George Bandy is a somewhat deadpan Wilfred Owen; without overdoing the stammer, he gets over the poet’s nervousness and awkward shyness – and there are also moments when his passionate outcries blaze as strongly as any words the poet penned. As Siegfried Sassoon, Andrew Smith gives a masterly performance, perfectly at home in his character’s skin and affectations. Sassoon is a likeable if slightly pompous fellow and his knack for understatement is especially poignant.

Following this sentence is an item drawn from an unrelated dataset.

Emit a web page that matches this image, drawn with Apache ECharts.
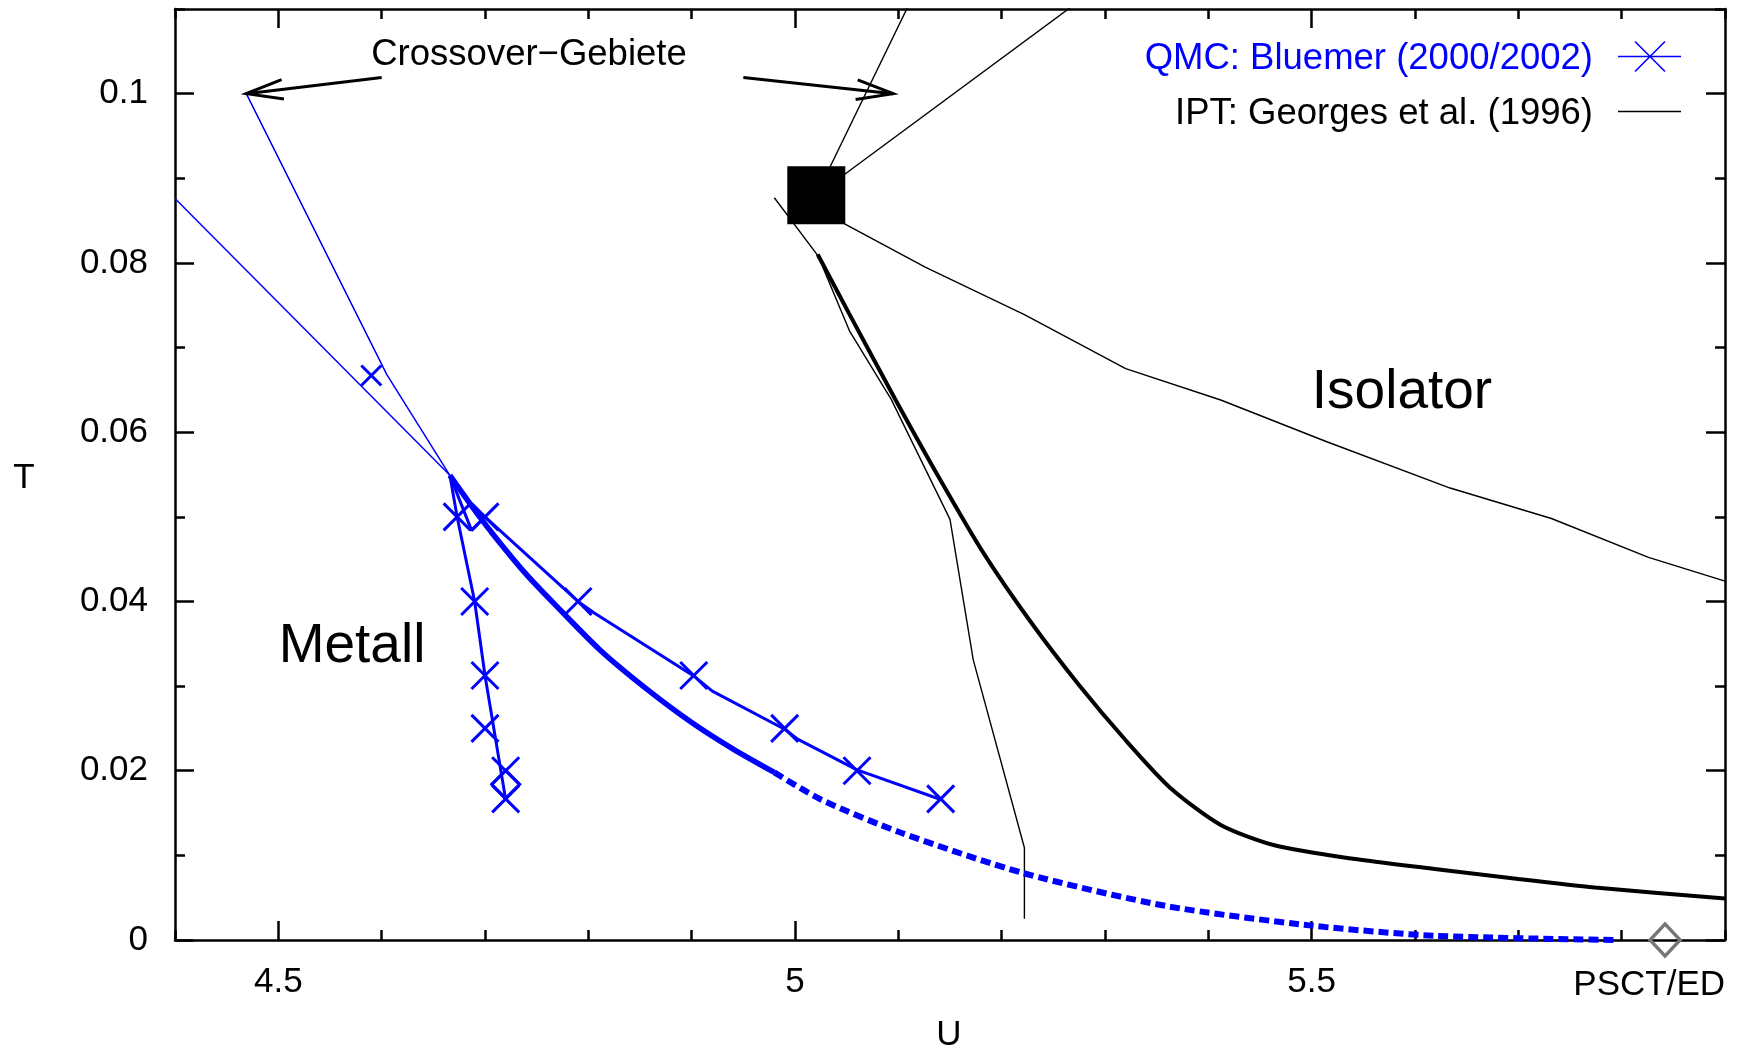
<!DOCTYPE html>
<html>
<head>
<meta charset="utf-8">
<script src="https://cdn.jsdelivr.net/npm/echarts@6/dist/echarts.min.js"></script>
<style>
  html, body { margin: 0; padding: 0; background: #fff; }
  #chart { width: 1737px; height: 1050px; }
</style>
</head>
<body>
<div id="chart"></div>
<script>
// ---- axes -------------------------------------------------------------
const uMin = 4.4, uMax = 5.9;
const tMin = 0, tMax = 0.11;
const uMajorTicks = [4.5, 5, 5.5];
const tMajorTicks = [0, 0.02, 0.04, 0.06, 0.08, 0.1];

// ---- QMC: Bluemer (2000/2002) ------------------------------------------
const qmcLeftLine = [[4.666, 0.0549], [4.673, 0.050], [4.690, 0.040], [4.700, 0.03125], [4.720, 0.0166]];
const qmcLeftCross = [[4.673, 0.05], [4.690, 0.04], [4.700, 0.03125], [4.700, 0.025], [4.720, 0.02], [4.720, 0.01667]];
const qmcRightLine = [[4.666, 0.0549], [4.687, 0.0484], [4.700, 0.050], [4.790, 0.040], [4.805, 0.0387],
                      [4.902, 0.0312], [4.920, 0.0294], [4.990, 0.0249], [5.003, 0.0237], [5.060, 0.0201], [5.141, 0.0166]];
const qmcRightCross = [[4.700, 0.05], [4.790, 0.04], [4.902, 0.03125], [4.990, 0.025], [5.060, 0.02], [5.141, 0.01667]];
const qmcSingleCross = [[4.590, 0.0667]];
const qmcDiamond = [[4.720, 0.0184]];
const qmcTransition = [[4.666, 0.0549], [4.690, 0.0508], [4.712, 0.0473], [4.740, 0.0432], [4.768, 0.0396],
                       [4.811, 0.0343], [4.856, 0.0297], [4.900, 0.0257], [4.941, 0.0225], [4.980, 0.0198]];
const qmcExtrapolated = [[4.980, 0.0198], [5.025, 0.0166], [5.102, 0.0127], [5.221, 0.0079], [5.360, 0.0040],
                         [5.500, 0.0017], [5.619, 0.0005], [5.794, 0.0]];
const qmcCrossoverA = [[4.400, 0.0876], [4.666, 0.0549]];
const qmcCrossoverB = [[4.469, 0.1], [4.605, 0.0668], [4.666, 0.0549]];

// ---- IPT: Georges et al. (1996) ------------------------------------------
const iptCritical = [[5.0206, 0.088]];
const iptTransition = [[5.022, 0.0810], [5.052, 0.0741], [5.097, 0.0639], [5.140, 0.0545], [5.182, 0.0458],
                       [5.228, 0.0376], [5.275, 0.0301], [5.320, 0.0236], [5.363, 0.0180], [5.412, 0.0136],
                       [5.464, 0.0112], [5.540, 0.0096], [5.619, 0.0084], [5.700, 0.0072], [5.774, 0.0062], [5.900, 0.0049]];
const iptSpinodal = [[4.980, 0.0877], [5.0225, 0.0808], [5.053, 0.0719], [5.093, 0.0639], [5.150, 0.0497],
                     [5.1725, 0.0331], [5.222, 0.0109], [5.222, 0.0025]];
const iptCrossoverUp = [[5.0206, 0.088], [5.13, 0.1155]];
const iptCrossoverRight = [[5.0206, 0.088], [5.33, 0.1159]];
const iptCrossoverDown = [[5.0206, 0.088], [5.048, 0.0846], [5.126, 0.0795], [5.222, 0.0739], [5.320, 0.0675],
                          [5.412, 0.0638], [5.514, 0.0589], [5.634, 0.0534], [5.732, 0.0498], [5.826, 0.0452], [5.900, 0.0424]];

// ---- PSCT/ED -----------------------------------------------------------
const psctPoint = [[5.842, 0]];

// ---- arrows of the "Crossover-Gebiete" note: [U0, T0, U1, T1] -------------
const crossoverArrows = [[4.600, 0.1019, 4.469, 0.1], [4.950, 0.1019, 5.095, 0.1]];

const BLUE = '#0000ff';
const FONT = '"Liberation Sans", Arial, Helvetica, sans-serif';
const CROSS = 'path://M0,0L10,10M10,0L0,10';

const chart = echarts.init(document.getElementById('chart'), null, { renderer: 'canvas' });

function frame(pos, extra) {
  return Object.assign({
    type: 'value', position: pos,
    axisLine: { show: false, onZero: false, lineStyle: { color: '#000', width: 2.5 } },
    axisTick: { show: false },
    axisLabel: { show: false },
    splitLine: { show: false }
  }, extra);
}
const majorTick = (vals) => ({ show: true, inside: true, length: 19, customValues: vals, lineStyle: { color: '#000', width: 2.5 } });
const minorTick = { show: true, inside: true, length: 10, lineStyle: { color: '#000', width: 2.5 } };
const frameLine = { show: true, onZero: false, lineStyle: { color: '#000', width: 2.5 } };

const xBase = { min: uMin, max: uMax };
const yBase = { min: tMin, max: tMax };

function crossSeries(data, size, width) {
  return {
    type: 'scatter', data: data, symbol: CROSS, symbolSize: size, z: 6,
    itemStyle: { color: 'rgba(0,0,0,0)', borderColor: BLUE, borderWidth: width, opacity: 1 }
  };
}
function lineSeries(data, color, width, extra) {
  return Object.assign({
    type: 'line', data: data, symbol: 'none', showSymbol: false, clip: true, z: 3,
    lineStyle: { color: color, width: width }
  }, extra || {});
}

const option = {
  animation: false,
  backgroundColor: '#fff',
  grid: { left: 175, right: 12, top: 9, bottom: 110, outerBoundsMode: 'none' },
  xAxis: [
    frame('bottom', Object.assign({}, xBase, {
      axisLine: frameLine,
      axisTick: majorTick(uMajorTicks),
      axisLabel: { show: true, customValues: uMajorTicks, margin: 25, color: '#000', fontSize: 35, fontFamily: FONT,
                   formatter: (v) => String(v) }
    })),
    frame('bottom', Object.assign({}, xBase, { interval: 0.1, axisTick: minorTick })),
    frame('top', Object.assign({}, xBase, { axisLine: frameLine, axisTick: majorTick(uMajorTicks) })),
    frame('top', Object.assign({}, xBase, { interval: 0.1, axisTick: minorTick }))
  ],
  yAxis: [
    frame('left', Object.assign({}, yBase, {
      axisLine: frameLine,
      axisTick: majorTick(tMajorTicks),
      axisLabel: { show: true, customValues: tMajorTicks, margin: 27, color: '#000', fontSize: 35, fontFamily: FONT,
                   formatter: (v) => String(v) }
    })),
    frame('left', Object.assign({}, yBase, { interval: 0.01, axisTick: minorTick })),
    frame('right', Object.assign({}, yBase, { axisLine: frameLine, axisTick: majorTick(tMajorTicks) })),
    frame('right', Object.assign({}, yBase, { interval: 0.01, axisTick: minorTick }))
  ],
  series: [
    // IPT lines
    lineSeries(iptCrossoverUp, '#000', 1.4),
    lineSeries(iptCrossoverRight, '#000', 1.4),
    lineSeries(iptCrossoverDown, '#000', 1.4),
    lineSeries(iptSpinodal, '#000', 1.4),
    lineSeries(iptTransition, '#000', 4, { smooth: 0.25 }),
    {
      type: 'scatter', data: iptCritical, symbol: 'rect', symbolSize: 58, z: 8,
      itemStyle: { color: '#000', opacity: 1 }
    },
    // QMC lines
    lineSeries(qmcCrossoverA, BLUE, 1.5),
    lineSeries(qmcCrossoverB, BLUE, 1.5),
    lineSeries(qmcLeftLine, BLUE, 3),
    lineSeries(qmcRightLine, BLUE, 3),
    lineSeries(qmcTransition, BLUE, 5.5, { smooth: 0.25 }),
    lineSeries(qmcExtrapolated, BLUE, 5.5, { smooth: 0.25, lineStyle: { color: BLUE, width: 6, type: [10, 5], cap: 'butt' } }),
    crossSeries(qmcLeftCross, 27, 3),
    crossSeries(qmcRightCross, 27, 3),
    crossSeries(qmcSingleCross, 20, 3),
    {
      type: 'scatter', data: qmcDiamond, symbol: 'diamond', symbolSize: [28, 28], z: 6,
      itemStyle: { color: 'rgba(0,0,0,0)', borderColor: BLUE, borderWidth: 3, opacity: 1 }
    },
    // PSCT/ED point on the U axis
    {
      type: 'scatter', data: psctPoint, symbol: 'diamond', symbolSize: [30, 32], z: 9, clip: false,
      itemStyle: { color: 'rgba(0,0,0,0)', borderColor: '#777', borderWidth: 3.5, opacity: 1 }
    },
    // annotation arrows
    {
      type: 'custom', data: crossoverArrows, z: 7,
      renderItem: function (params, api) {
        const p0 = api.coord([api.value(0), api.value(1)]);
        const p1 = api.coord([api.value(2), api.value(3)]);
        const ang = Math.atan2(p0[1] - p1[1], p0[0] - p1[0]);
        const L = 38, a = 15 * Math.PI / 180;
        const h1 = [p1[0] + L * Math.cos(ang + a), p1[1] + L * Math.sin(ang + a)];
        const h2 = [p1[0] + L * Math.cos(ang - a), p1[1] + L * Math.sin(ang - a)];
        return {
          type: 'group',
          children: [
            { type: 'line', shape: { x1: p0[0], y1: p0[1], x2: p1[0], y2: p1[1] }, style: { stroke: '#000', lineWidth: 3 } },
            { type: 'polyline', shape: { points: [h1, p1, h2] }, style: { stroke: '#000', lineWidth: 3, fill: null } }
          ]
        };
      }
    }
  ],
  graphic: [
    // axis titles
    { type: 'text', x: 949, y: 1035, style: { text: 'U', font: '35px ' + FONT, fill: '#000', align: 'center', verticalAlign: 'middle' } },
    { type: 'text', x: 24, y: 478, style: { text: 'T', font: '35px ' + FONT, fill: '#000', align: 'center', verticalAlign: 'middle' } },
    { type: 'text', x: 1725, y: 985, style: { text: 'PSCT/ED', font: '35px ' + FONT, fill: '#000', align: 'right', verticalAlign: 'middle' } },
    // region labels
    { type: 'text', x: 529, y: 55, style: { text: 'Crossover\u2212Gebiete', font: '36.5px ' + FONT, fill: '#000', align: 'center', verticalAlign: 'middle' } },
    { type: 'text', x: 352, y: 647, style: { text: 'Metall', font: '55px ' + FONT, fill: '#000', align: 'center', verticalAlign: 'middle' } },
    { type: 'text', x: 1402, y: 393, style: { text: 'Isolator', font: '55px ' + FONT, fill: '#000', align: 'center', verticalAlign: 'middle' } },
    // key
    { type: 'text', x: 1593, y: 58.5, style: { text: 'QMC: Bluemer (2000/2002)', font: '36.5px ' + FONT, fill: BLUE, align: 'right', verticalAlign: 'middle' } },
    { type: 'line', shape: { x1: 1618, y1: 56.5, x2: 1681, y2: 56.5 }, style: { stroke: BLUE, lineWidth: 1.6 } },
    { type: 'line', shape: { x1: 1635, y1: 41.5, x2: 1665, y2: 71.5 }, style: { stroke: BLUE, lineWidth: 1.6 } },
    { type: 'line', shape: { x1: 1635, y1: 71.5, x2: 1665, y2: 41.5 }, style: { stroke: BLUE, lineWidth: 1.6 } },
    { type: 'text', x: 1593, y: 114, style: { text: 'IPT: Georges et al. (1996)', font: '36.5px ' + FONT, fill: '#000', align: 'right', verticalAlign: 'middle' } },
    { type: 'line', shape: { x1: 1618, y1: 111.5, x2: 1681, y2: 111.5 }, style: { stroke: '#000', lineWidth: 1.6 } }
  ]
};

chart.setOption(option);
</script>
</body>
</html>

Director Sallyanne Scotton Moonga keeps this wordy, rather slow-moving tale engaging with changes of pace. The set by Dan O’Neil and Keith Harris provides a stark backdrop of silhouetted barricades against a changing sky, along with real world touches to ground the characters at their desks. Mike Duxbury’s lighting and Roger Cunningham’s sound design enhance the nightmares of the men, with flashes and sounds of the war that haunts them both. But it is the presence of the two actors that hooks us in – Smith’s effortless Sassoon will stay with me for a long time.
A timely production that reminds us that in Owen we lost a formidable talent, and far too many lives in a senseless and misguided conflict.